[START OF Data for the task]
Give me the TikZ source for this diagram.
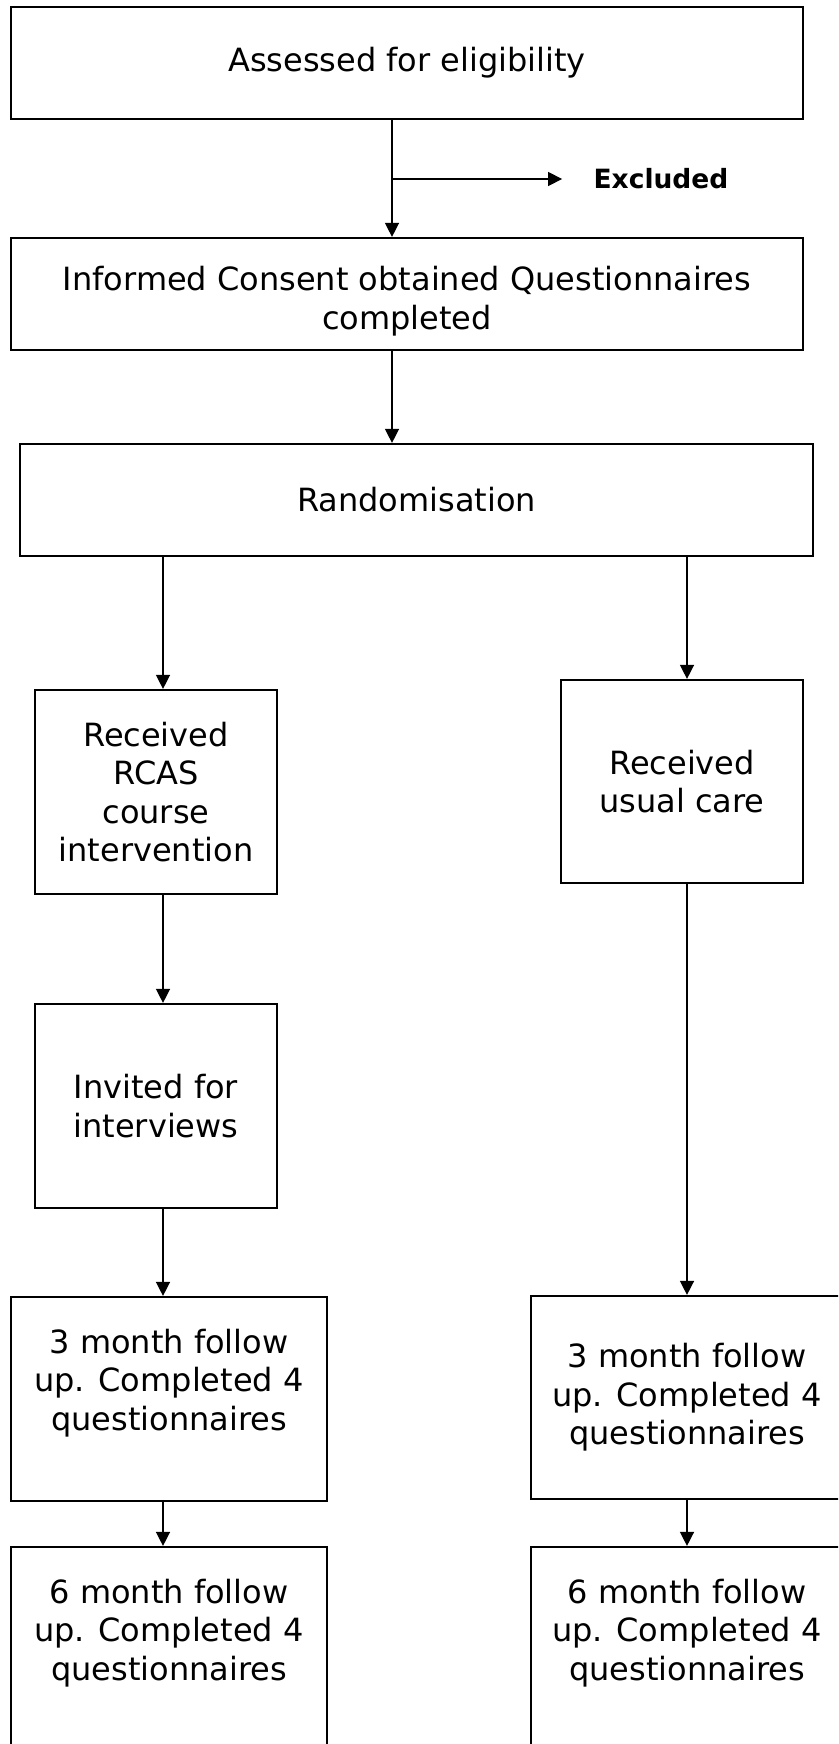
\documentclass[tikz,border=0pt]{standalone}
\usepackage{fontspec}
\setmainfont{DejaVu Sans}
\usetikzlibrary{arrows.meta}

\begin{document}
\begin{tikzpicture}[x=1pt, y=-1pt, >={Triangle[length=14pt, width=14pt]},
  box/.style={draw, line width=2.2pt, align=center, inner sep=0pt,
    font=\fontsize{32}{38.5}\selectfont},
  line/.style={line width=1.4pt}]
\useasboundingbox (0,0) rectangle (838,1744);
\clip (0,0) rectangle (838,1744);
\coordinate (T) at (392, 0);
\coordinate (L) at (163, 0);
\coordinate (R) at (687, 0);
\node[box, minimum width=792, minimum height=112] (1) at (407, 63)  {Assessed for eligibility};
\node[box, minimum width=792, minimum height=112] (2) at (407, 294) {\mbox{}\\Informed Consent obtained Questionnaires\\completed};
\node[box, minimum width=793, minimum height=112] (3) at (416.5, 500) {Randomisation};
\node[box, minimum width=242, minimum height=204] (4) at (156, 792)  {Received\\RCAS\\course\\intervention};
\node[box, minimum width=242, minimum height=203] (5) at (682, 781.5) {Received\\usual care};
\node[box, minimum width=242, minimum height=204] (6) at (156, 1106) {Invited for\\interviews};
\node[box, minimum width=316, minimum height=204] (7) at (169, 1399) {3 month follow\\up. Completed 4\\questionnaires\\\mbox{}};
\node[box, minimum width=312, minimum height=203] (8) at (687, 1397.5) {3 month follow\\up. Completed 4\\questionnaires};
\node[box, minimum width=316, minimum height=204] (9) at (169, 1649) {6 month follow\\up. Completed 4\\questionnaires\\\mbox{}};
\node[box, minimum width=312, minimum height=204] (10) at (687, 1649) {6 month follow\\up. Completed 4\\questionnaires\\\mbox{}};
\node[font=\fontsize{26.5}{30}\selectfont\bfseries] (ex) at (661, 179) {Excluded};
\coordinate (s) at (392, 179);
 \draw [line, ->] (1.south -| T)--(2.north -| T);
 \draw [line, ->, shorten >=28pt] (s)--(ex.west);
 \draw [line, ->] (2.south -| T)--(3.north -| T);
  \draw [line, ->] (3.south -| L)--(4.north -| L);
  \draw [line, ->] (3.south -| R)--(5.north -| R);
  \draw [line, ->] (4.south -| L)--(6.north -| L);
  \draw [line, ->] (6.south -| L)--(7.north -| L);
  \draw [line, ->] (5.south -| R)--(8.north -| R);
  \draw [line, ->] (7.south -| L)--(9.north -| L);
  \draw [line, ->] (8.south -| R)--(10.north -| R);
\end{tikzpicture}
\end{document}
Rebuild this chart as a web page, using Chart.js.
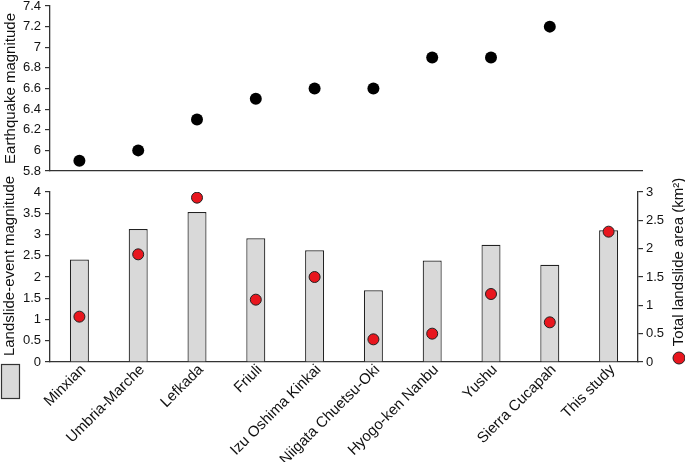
[END OF Data for the task]
## Goal
Pictures are not part of the copy; reproduce everything else in the records exactly.

## Expected output
Give me the TikZ source for this diagram.
\documentclass[tikz,border=0pt]{standalone}
\usepackage{fontspec}
\setmainfont{DejaVu Sans}
\usetikzlibrary{arrows.meta}

\begin{document}
\begin{tikzpicture}[x=1pt, y=-1pt, >={Triangle[length=14pt, width=14pt]},
  box/.style={draw, line width=2.2pt, align=center, inner sep=0pt,
    font=\fontsize{32}{38.5}\selectfont},
  line/.style={line width=1.4pt}]
\useasboundingbox (0,0) rectangle (838,1744);
\clip (0,0) rectangle (838,1744);
\coordinate (T) at (392, 0);
\coordinate (L) at (163, 0);
\coordinate (R) at (687, 0);
\node[box, minimum width=792, minimum height=112] (1) at (407, 63)  {Assessed for eligibility};
\node[box, minimum width=792, minimum height=112] (2) at (407, 294) {\mbox{}\\Informed Consent obtained Questionnaires\\completed};
\node[box, minimum width=793, minimum height=112] (3) at (416.5, 500) {Randomisation};
\node[box, minimum width=242, minimum height=204] (4) at (156, 792)  {Received\\RCAS\\course\\intervention};
\node[box, minimum width=242, minimum height=203] (5) at (682, 781.5) {Received\\usual care};
\node[box, minimum width=242, minimum height=204] (6) at (156, 1106) {Invited for\\interviews};
\node[box, minimum width=316, minimum height=204] (7) at (169, 1399) {3 month follow\\up. Completed 4\\questionnaires\\\mbox{}};
\node[box, minimum width=312, minimum height=203] (8) at (687, 1397.5) {3 month follow\\up. Completed 4\\questionnaires};
\node[box, minimum width=316, minimum height=204] (9) at (169, 1649) {6 month follow\\up. Completed 4\\questionnaires\\\mbox{}};
\node[box, minimum width=312, minimum height=204] (10) at (687, 1649) {6 month follow\\up. Completed 4\\questionnaires\\\mbox{}};
\node[font=\fontsize{26.5}{30}\selectfont\bfseries] (ex) at (661, 179) {Excluded};
\coordinate (s) at (392, 179);
 \draw [line, ->] (1.south -| T)--(2.north -| T);
 \draw [line, ->, shorten >=28pt] (s)--(ex.west);
 \draw [line, ->] (2.south -| T)--(3.north -| T);
  \draw [line, ->] (3.south -| L)--(4.north -| L);
  \draw [line, ->] (3.south -| R)--(5.north -| R);
  \draw [line, ->] (4.south -| L)--(6.north -| L);
  \draw [line, ->] (6.south -| L)--(7.north -| L);
  \draw [line, ->] (5.south -| R)--(8.north -| R);
  \draw [line, ->] (7.south -| L)--(9.north -| L);
  \draw [line, ->] (8.south -| R)--(10.north -| R);
\end{tikzpicture}
\end{document}
Rebuild this chart as a web page, using Chart.js.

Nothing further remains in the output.